[AFP] Le dalaï lama en France, sans temps mort ni contact en haut lieu

Paris, 12 sept 2016 (AFP) – Le dalaï lama a entamé à Paris une visite d’une semaine, sa première en France en cinq ans: le maître bouddhiste et chef spirituel des Tibétains a un programme chargé, mais ne devrait rencontrer aucun membre du gouvernement, sous l’œil toujours sourcilleux de Pékin.

Le 14e dalaï lama, prix Nobel de la Paix 1989, multiplie les rendez-vous loin de son exil indien de Dharamsala, sans ralentir la cadence à 81 ans.

> Lire également : 86% des Français souhaitent que François Hollande reçoive le Dalaï-Lama

Arrivé lundi à Paris en provenance de Bruxelles, Tenzin Gyatso ouvrira mardi un cycle d’interventions couvrant les sujets qui lui sont chers: la « responsabilité universelle » – notamment écologique -, « l’harmonie entre les religions », le dialogue avec la science et « le bien-être du peuple tibétain ».

A Paris, mardi, l’homme à la robe grenat et au sourire malicieux parlera à la Maison des avocats de l’articulation entre droit et environnement, puis accordera une « audience collective » aux Tibétains exilés en France: 3.000 d’entre eux sont attendus, en costumes traditionnels, au Palais des congrès.

Le lendemain, il participera à une rencontre sur le dialogue interreligieux au collège (catholique) des Bernardins, avant de donner une conférence-débat sur la culture tibétaine à l’Inalco (Institut national des langues et civilisations orientales).

Jeudi à Strasbourg, le dalaï lama s’exprimera au Conseil de l’Europe, dialoguera avec des scientifiques de l’université vendredi, puis donnera une conférence publique « pour une éthique au-delà des religions » et des enseignements bouddhiques au Zénith.

– Visage de la bienveillance –
Mais, hormis une rencontre au Sénat avec des parlementaires du groupe d’information sur le Tibet et une réception à l’hôtel de ville de Strasbourg, le chef spirituel des Tibétains ne rencontrera aucun officiel français.

L’intéressé ne s’en formalise pas. « Je n’ai rien à dire aux officiels, je préfère parler du bonheur, des familles heureuses, de communautés heureuses et d’un monde heureux », a-t-il dit dans un entretien au Monde publié samedi.
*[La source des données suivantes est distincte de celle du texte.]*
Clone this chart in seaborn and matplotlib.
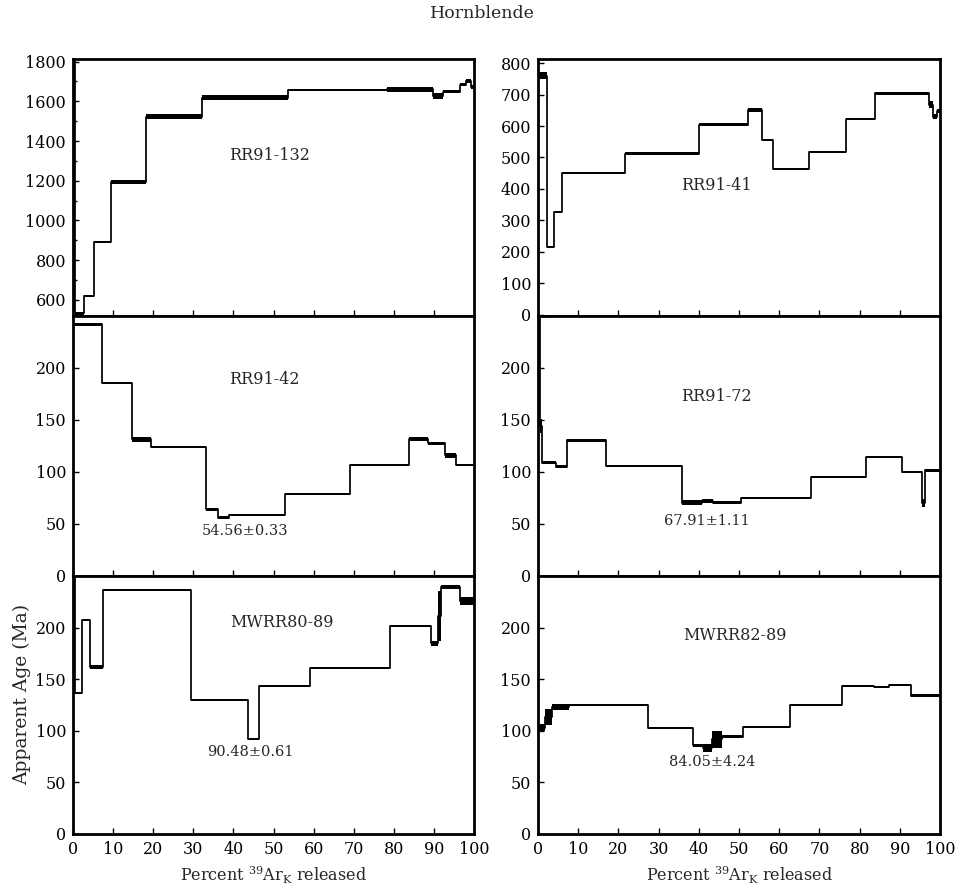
import numpy as np
import matplotlib
matplotlib.use("Agg")
import matplotlib.pyplot as plt
from matplotlib.ticker import MultipleLocator, FixedLocator
import seaborn as sns

# ---- step-heating data: cumulative % 39ArK edges, apparent ages (Ma), 1-sigma box half-heights ----
rr91_132_edges = [0, 0.5, 2.7, 5.2, 9.4, 18.1, 32.1, 53.5, 78.3, 89.8, 92.3, 96.5, 98.0, 99.2, 100]
rr91_132_ages = [2000, 533, 620, 890, 1195, 1522, 1618, 1658, 1660, 1628, 1648, 1683, 1700, 1672]
rr91_132_errs = [5, 7, 5, 5, 10, 12, 12, 6, 12, 14, 8, 8, 10, 12]

rr91_41_edges = [0, 2.2, 4.0, 6.0, 21.7, 40.0, 52.3, 55.8, 58.5, 67.5, 76.5, 83.75, 97.3, 98.3, 99.3, 100]
rr91_41_ages = [760, 216, 326, 450, 512, 604, 652, 556, 463, 518, 622, 704, 668, 630, 648]
rr91_41_errs = [12, 4, 4, 4, 4, 4, 6, 4, 4, 4, 4, 4, 10, 8, 6]

rr91_42_edges = [0, 7.2, 14.8, 19.5, 33.2, 36.1, 39.0, 52.75, 69.0, 83.8, 88.6, 92.75, 95.5, 100]
rr91_42_ages = [242, 186, 131.6, 124, 64, 56, 58.7, 79, 106.5, 131.6, 127.7, 116, 106.5]
rr91_42_errs = [1.5, 1, 2.5, 1, 1.5, 1.5, 1, 1, 1, 2, 1.5, 2.5, 1]

rr91_72_edges = [0, 0.4, 0.9, 4.6, 7.1, 16.8, 35.9, 40.7, 43.6, 50.6, 67.9, 81.7, 90.5, 95.4, 96.3, 100]
rr91_72_ages = [300, 144, 109, 105, 130.5, 105.6, 70.5, 72, 70.5, 75.4, 95, 114.8, 100, 70.5, 101.6]
rr91_72_errs = [2, 6.5, 1.6, 1.6, 1.5, 1, 2.3, 1.8, 1.2, 1, 1, 1, 1, 4, 1.3]

mwrr80_89_edges = [0, 0.4, 2.2, 4.3, 7.6, 29.4, 43.7, 46.3, 59.2, 79.1, 89.3, 91.0, 91.8, 96.5, 100]
mwrr80_89_ages = [300, 137, 207, 162, 236, 130, 92, 143.5, 160.5, 202, 185, 211, 239, 226]
mwrr80_89_errs = [2, 1, 1, 2.2, 1, 1, 1.3, 1, 1, 1, 2.5, 24, 2, 4]

mwrr82_89_edges = [0, 1.8, 3.6, 7.8, 27.4, 38.5, 41.0, 43.3, 45.7, 50.9, 62.7, 75.7, 83.5, 87.2, 92.7, 100]
mwrr82_89_ages = [103, 113.5, 123, 125.4, 103, 86, 83.6, 91.6, 94.2, 103.5, 124.8, 143, 142, 144.7, 134]
mwrr82_89_errs = [3.2, 8, 2.7, 1, 1, 1.3, 3.7, 8.5, 1.3, 1, 1, 1, 1, 1, 1.2]

sample_names = ["RR91-132", "RR91-41", "RR91-42", "RR91-72", "MWRR80-89", "MWRR82-89"]
plateau_labels = [None, None, "54.56\u00b10.33", "67.91\u00b11.11", "90.48\u00b10.61", "84.05\u00b14.24"]

x_ticks = list(range(0, 101, 10))
y_ticks = [list(range(600, 1801, 200)), list(range(0, 801, 100)),
           list(range(0, 201, 50)), list(range(0, 201, 50)),
           list(range(0, 201, 50)), list(range(0, 201, 50))]
y_limits = [(519, 1813), (-4, 813), (0, 250), (0, 250), (0, 250), (0, 250)]

series = [
    (rr91_132_edges, rr91_132_ages, rr91_132_errs),
    (rr91_41_edges, rr91_41_ages, rr91_41_errs),
    (rr91_42_edges, rr91_42_ages, rr91_42_errs),
    (rr91_72_edges, rr91_72_ages, rr91_72_errs),
    (mwrr80_89_edges, mwrr80_89_ages, mwrr80_89_errs),
    (mwrr82_89_edges, mwrr82_89_ages, mwrr82_89_errs),
]

# ---- text placement inside each panel (axes fraction) ----
name_pos = [(0.49, 0.624), (0.443, 0.508), (0.477, 0.757), (0.443, 0.691), (0.52, 0.82), (0.49, 0.771)]
plateau_pos = [None, None, (0.43, 0.174), (0.42, 0.212), (0.443, 0.318), (0.434, 0.28)]

sns.set_style("ticks")
plt.rcParams["font.family"] = ["DejaVu Serif"]
plt.rcParams["mathtext.fontset"] = "dejavuserif"

W, H = 961, 890
fig = plt.figure(figsize=(W / 100, H / 100), dpi=100)

col_x = [(73, 474), (538, 940)]
row_y = [(59, 316), (316, 576), (576, 834)]


def draw_spectrum(ax, edges, ages, errs):
    edges = np.asarray(edges, float)
    ages = np.asarray(ages, float)
    errs = np.asarray(errs, float)
    ax.bar(edges[:-1], 2 * errs, width=np.diff(edges), bottom=ages - errs,
           align="edge", color="black", linewidth=0, zorder=2)
    sns.lineplot(x=edges, y=np.append(ages, ages[-1]), drawstyle="steps-post",
                 color="black", linewidth=1.25, ax=ax, zorder=3)


for i, (edges, ages, errs) in enumerate(series):
    r, c = divmod(i, 2)
    x0, x1 = col_x[c]
    y0, y1 = row_y[r]
    ax = fig.add_axes([x0 / W, 1 - y1 / H, (x1 - x0) / W, (y1 - y0) / H])
    draw_spectrum(ax, edges, ages, errs)

    ax.set_xlim(0, 100)
    ax.set_ylim(*y_limits[i])
    ax.xaxis.set_major_locator(FixedLocator(x_ticks))
    ax.yaxis.set_major_locator(FixedLocator(y_ticks[i]))
    if i == 0:
        ax.yaxis.set_minor_locator(MultipleLocator(100))
    ax.tick_params(axis="both", which="both", direction="in", labelsize=11.5,
                   width=1.0, pad=5, colors="black")
    ax.tick_params(axis="both", which="major", length=4)
    ax.tick_params(axis="y", which="minor", length=3)
    for side in ax.spines.values():
        side.set_linewidth(2.0)
        side.set_color("black")
        side.set_visible(True)

    if r < 2:
        ax.tick_params(axis="x", labelbottom=False)
        ax.set_xlabel("")
    else:
        ax.set_xlabel("Percent $^{39}$Ar$_{\\rm K}$ released", fontsize=11.5, labelpad=5)
    ax.set_ylabel("")

    nx, ny = name_pos[i]
    ax.text(nx, ny, sample_names[i], transform=ax.transAxes, ha="center",
            va="center", fontsize=11.5)
    if plateau_labels[i]:
        px, py = plateau_pos[i]
        ax.text(px, py, plateau_labels[i], transform=ax.transAxes, ha="center",
                va="center", fontsize=10.5)

    if i == 4:
        ax.set_ylabel("Apparent Age (Ma)", fontsize=13.5)
        ax.yaxis.set_label_coords(-0.105, 0.54)

fig.text(482 / W, 1 - 14 / H, "Hornblende", ha="center", va="center", fontsize=12.5)

fig.savefig("out.png", dpi=100, facecolor="white")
Il se rend cependant volontiers disponible si on le sollicite. Ainsi l’ex-ministre Emmanuel Macron l’a rencontré dès lundi après-midi dans un hôtel parisien, postant ensuite une photo de lui sur Twitter, écharpe blanche tibétaine autour du cou, front contre front avec son hôte, sous ces mots: « J’ai vu le visage de la bienveillance. » Une rencontre pouvant faire figure de pied de nez aux autorités de la part de l’ex-ministre.

Même si le dalaï lama a renoncé à toute responsabilité politique sur les Tibétains en exil en mars 2011, laissant le pouvoir au « sikyong » (dirigeant), ses éventuels contacts avec des responsables occidentaux suscitent immanquablement les protestations des autorités chinoises.

Le ministre des Affaires étrangères, Jean-Marc Ayrault, qui s’est entretenu dimanche avec son homologue chinois Wang Yi après l’essai nucléaire nord-coréen, ne recevra pas le dignitaire tibétain.

Un temps à son programme, une conférence à l’Institut d’études politiques (IEP) de Paris n’y figure plus. « Sciences Po a annulé sa venue sur intervention de l’ambassade de Chine, qui est également intervenue auprès de la présidence de l’Inalco pour demander des aménagements », confie une source proche du dossier.

La discrétion des autorités françaises à l’égard du dalaï lama agace le sénateur EELV des Hauts-de-Seine André Gattolin, soutien de la cause tibétaine. Ce dernier a commandé à l’Ifop un sondage (1.010 personnes interrogées les 6 et 7 septembre) selon lequel 86% des Français pensent que « François Hollande doit recevoir officiellement le dalaï lama au nom des droits de l’Homme ».

« Ce résultat montre qu’en dépit des pressions des autorités chinoises envers les pays occidentaux, les Français accordent un soutien massif à une reconnaissance au plus haut niveau de l’État du rôle du dalaï lama », estime le sénateur, rappelant que Barack Obama l’a reçu le 15 juin. A la Maison-Blanche, mais à l’abri des regards.